[start of INFORMATION SHOWN]
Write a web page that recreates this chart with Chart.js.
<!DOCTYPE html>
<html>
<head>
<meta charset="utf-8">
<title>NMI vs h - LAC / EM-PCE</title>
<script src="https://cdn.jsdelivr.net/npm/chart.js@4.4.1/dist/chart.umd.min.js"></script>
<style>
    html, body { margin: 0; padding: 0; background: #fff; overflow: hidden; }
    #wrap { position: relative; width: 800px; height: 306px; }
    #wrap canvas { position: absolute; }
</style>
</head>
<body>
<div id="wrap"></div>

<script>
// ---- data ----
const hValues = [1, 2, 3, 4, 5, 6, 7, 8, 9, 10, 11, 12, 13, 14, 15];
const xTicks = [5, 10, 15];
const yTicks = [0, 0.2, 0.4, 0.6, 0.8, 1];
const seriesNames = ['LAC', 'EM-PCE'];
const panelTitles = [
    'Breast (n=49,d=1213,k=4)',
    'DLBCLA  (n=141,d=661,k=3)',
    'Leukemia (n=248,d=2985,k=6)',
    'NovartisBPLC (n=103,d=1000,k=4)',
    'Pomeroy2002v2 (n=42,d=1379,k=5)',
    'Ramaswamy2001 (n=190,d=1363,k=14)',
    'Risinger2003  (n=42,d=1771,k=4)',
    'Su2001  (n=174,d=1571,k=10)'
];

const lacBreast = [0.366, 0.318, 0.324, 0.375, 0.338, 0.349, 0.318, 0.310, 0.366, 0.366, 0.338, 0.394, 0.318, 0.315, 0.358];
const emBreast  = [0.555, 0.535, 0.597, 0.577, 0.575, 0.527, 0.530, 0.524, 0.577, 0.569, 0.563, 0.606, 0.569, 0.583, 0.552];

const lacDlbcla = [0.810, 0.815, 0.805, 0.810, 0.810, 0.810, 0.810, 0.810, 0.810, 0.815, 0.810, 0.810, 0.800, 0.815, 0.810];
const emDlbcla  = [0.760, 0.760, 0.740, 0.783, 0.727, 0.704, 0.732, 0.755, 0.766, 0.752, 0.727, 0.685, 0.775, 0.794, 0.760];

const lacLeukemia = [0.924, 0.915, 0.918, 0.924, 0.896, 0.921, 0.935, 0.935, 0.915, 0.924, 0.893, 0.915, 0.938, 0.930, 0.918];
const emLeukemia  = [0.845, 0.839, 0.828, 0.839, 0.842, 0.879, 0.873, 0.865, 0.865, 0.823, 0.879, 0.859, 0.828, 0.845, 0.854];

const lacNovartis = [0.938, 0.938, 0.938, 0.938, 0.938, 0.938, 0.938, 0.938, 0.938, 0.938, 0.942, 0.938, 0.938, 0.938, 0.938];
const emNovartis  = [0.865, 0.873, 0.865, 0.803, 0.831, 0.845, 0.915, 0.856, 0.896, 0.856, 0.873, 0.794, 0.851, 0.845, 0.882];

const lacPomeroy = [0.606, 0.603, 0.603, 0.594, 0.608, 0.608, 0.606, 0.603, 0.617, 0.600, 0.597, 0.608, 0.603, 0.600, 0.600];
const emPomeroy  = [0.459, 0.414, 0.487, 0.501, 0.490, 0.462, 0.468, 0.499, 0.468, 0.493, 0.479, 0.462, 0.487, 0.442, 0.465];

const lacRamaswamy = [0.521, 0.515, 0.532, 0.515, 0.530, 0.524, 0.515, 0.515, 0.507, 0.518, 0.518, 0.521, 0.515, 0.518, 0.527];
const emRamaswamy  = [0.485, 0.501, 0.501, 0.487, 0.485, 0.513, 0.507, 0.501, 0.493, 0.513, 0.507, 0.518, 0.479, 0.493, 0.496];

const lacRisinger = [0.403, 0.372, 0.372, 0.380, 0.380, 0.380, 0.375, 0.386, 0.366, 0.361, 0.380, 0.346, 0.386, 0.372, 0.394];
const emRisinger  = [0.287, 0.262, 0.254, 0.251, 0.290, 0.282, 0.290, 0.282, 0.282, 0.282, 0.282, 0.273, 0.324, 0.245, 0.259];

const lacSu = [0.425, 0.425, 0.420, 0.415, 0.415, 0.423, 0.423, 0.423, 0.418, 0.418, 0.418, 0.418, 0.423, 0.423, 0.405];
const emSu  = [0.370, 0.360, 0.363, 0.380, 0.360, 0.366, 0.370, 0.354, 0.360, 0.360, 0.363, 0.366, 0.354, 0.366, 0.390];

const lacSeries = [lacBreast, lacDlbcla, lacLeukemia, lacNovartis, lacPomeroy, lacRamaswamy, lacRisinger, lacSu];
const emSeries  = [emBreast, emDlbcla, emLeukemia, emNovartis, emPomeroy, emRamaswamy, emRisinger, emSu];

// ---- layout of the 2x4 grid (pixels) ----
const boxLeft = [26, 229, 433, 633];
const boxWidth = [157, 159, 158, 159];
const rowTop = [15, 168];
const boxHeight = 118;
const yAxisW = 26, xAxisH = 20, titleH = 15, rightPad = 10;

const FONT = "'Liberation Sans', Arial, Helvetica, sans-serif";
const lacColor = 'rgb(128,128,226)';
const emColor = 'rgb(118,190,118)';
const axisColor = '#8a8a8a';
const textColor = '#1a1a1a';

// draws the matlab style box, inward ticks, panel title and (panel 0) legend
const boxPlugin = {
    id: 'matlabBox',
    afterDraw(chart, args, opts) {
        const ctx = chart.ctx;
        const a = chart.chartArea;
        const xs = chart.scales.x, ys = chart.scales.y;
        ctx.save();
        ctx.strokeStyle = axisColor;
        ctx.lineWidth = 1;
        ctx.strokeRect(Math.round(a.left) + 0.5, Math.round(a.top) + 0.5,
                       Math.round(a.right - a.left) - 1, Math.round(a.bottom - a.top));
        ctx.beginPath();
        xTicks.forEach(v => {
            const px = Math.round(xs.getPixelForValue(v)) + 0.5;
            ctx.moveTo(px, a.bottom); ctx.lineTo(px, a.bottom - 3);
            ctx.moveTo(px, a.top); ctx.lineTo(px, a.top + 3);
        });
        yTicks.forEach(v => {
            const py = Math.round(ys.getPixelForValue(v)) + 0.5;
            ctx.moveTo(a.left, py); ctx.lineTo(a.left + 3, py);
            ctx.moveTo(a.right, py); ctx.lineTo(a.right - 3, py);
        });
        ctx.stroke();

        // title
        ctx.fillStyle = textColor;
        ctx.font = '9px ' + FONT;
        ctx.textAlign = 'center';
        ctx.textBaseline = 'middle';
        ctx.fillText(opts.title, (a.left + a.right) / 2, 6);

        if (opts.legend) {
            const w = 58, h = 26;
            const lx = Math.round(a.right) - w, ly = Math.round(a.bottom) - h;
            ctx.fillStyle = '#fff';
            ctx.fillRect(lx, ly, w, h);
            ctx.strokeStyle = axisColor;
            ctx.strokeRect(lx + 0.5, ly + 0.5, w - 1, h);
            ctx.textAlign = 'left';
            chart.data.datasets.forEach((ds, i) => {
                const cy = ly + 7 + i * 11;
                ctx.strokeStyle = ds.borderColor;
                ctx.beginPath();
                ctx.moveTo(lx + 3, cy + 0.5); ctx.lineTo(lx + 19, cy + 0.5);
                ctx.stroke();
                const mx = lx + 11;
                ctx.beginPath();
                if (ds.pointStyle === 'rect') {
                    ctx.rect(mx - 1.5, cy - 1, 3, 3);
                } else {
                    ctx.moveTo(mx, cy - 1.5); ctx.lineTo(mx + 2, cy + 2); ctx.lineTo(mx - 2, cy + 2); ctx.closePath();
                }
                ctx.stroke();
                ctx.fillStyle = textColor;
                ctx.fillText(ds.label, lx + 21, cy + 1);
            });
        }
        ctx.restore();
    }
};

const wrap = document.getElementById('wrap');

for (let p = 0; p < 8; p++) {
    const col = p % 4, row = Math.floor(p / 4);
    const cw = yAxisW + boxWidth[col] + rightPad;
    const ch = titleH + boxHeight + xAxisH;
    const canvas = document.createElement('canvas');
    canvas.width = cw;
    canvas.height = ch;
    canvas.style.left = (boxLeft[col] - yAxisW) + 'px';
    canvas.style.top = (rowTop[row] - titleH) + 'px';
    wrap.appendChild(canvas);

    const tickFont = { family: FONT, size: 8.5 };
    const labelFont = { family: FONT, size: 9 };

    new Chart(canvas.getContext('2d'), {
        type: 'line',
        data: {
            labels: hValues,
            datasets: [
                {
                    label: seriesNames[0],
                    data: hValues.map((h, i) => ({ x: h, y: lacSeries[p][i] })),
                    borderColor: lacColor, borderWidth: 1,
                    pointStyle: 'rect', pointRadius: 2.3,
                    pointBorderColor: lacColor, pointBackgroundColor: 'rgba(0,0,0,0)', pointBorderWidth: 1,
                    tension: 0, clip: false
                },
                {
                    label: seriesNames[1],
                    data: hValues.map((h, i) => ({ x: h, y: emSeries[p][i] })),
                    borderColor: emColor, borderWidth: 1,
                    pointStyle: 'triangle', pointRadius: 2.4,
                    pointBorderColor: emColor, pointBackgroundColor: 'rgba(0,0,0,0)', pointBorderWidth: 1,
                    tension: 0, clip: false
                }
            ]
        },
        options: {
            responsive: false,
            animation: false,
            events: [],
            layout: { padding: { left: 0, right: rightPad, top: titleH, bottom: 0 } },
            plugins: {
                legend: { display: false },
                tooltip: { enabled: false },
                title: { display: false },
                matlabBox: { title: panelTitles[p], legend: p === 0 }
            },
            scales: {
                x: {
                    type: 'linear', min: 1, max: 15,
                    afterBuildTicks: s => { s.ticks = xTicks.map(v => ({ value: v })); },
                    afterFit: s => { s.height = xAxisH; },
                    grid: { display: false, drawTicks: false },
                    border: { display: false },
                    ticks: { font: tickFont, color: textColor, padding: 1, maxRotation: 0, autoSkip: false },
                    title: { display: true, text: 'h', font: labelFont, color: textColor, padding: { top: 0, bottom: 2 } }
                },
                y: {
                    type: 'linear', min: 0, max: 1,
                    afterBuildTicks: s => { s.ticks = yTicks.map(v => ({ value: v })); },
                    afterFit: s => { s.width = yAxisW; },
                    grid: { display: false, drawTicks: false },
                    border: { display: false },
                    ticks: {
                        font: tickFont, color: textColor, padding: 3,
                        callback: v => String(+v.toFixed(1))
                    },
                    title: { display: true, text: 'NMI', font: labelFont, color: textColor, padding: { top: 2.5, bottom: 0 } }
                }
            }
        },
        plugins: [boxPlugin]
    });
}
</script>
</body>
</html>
[end of INFORMATION SHOWN]
-- REQUIREMENTS --
Repeat, word for word, the lines from the opening of the material through the line containing "0.775, 0.794, 0.760];".

-- WORKED SOLUTION --
Write a web page that recreates this chart with Chart.js.
<!DOCTYPE html>
<html>
<head>
<meta charset="utf-8">
<title>NMI vs h - LAC / EM-PCE</title>
<script src="https://cdn.jsdelivr.net/npm/chart.js@4.4.1/dist/chart.umd.min.js"></script>
<style>
    html, body { margin: 0; padding: 0; background: #fff; overflow: hidden; }
    #wrap { position: relative; width: 800px; height: 306px; }
    #wrap canvas { position: absolute; }
</style>
</head>
<body>
<div id="wrap"></div>

<script>
// ---- data ----
const hValues = [1, 2, 3, 4, 5, 6, 7, 8, 9, 10, 11, 12, 13, 14, 15];
const xTicks = [5, 10, 15];
const yTicks = [0, 0.2, 0.4, 0.6, 0.8, 1];
const seriesNames = ['LAC', 'EM-PCE'];
const panelTitles = [
    'Breast (n=49,d=1213,k=4)',
    'DLBCLA  (n=141,d=661,k=3)',
    'Leukemia (n=248,d=2985,k=6)',
    'NovartisBPLC (n=103,d=1000,k=4)',
    'Pomeroy2002v2 (n=42,d=1379,k=5)',
    'Ramaswamy2001 (n=190,d=1363,k=14)',
    'Risinger2003  (n=42,d=1771,k=4)',
    'Su2001  (n=174,d=1571,k=10)'
];

const lacBreast = [0.366, 0.318, 0.324, 0.375, 0.338, 0.349, 0.318, 0.310, 0.366, 0.366, 0.338, 0.394, 0.318, 0.315, 0.358];
const emBreast  = [0.555, 0.535, 0.597, 0.577, 0.575, 0.527, 0.530, 0.524, 0.577, 0.569, 0.563, 0.606, 0.569, 0.583, 0.552];

const lacDlbcla = [0.810, 0.815, 0.805, 0.810, 0.810, 0.810, 0.810, 0.810, 0.810, 0.815, 0.810, 0.810, 0.800, 0.815, 0.810];
const emDlbcla  = [0.760, 0.760, 0.740, 0.783, 0.727, 0.704, 0.732, 0.755, 0.766, 0.752, 0.727, 0.685, 0.775, 0.794, 0.760];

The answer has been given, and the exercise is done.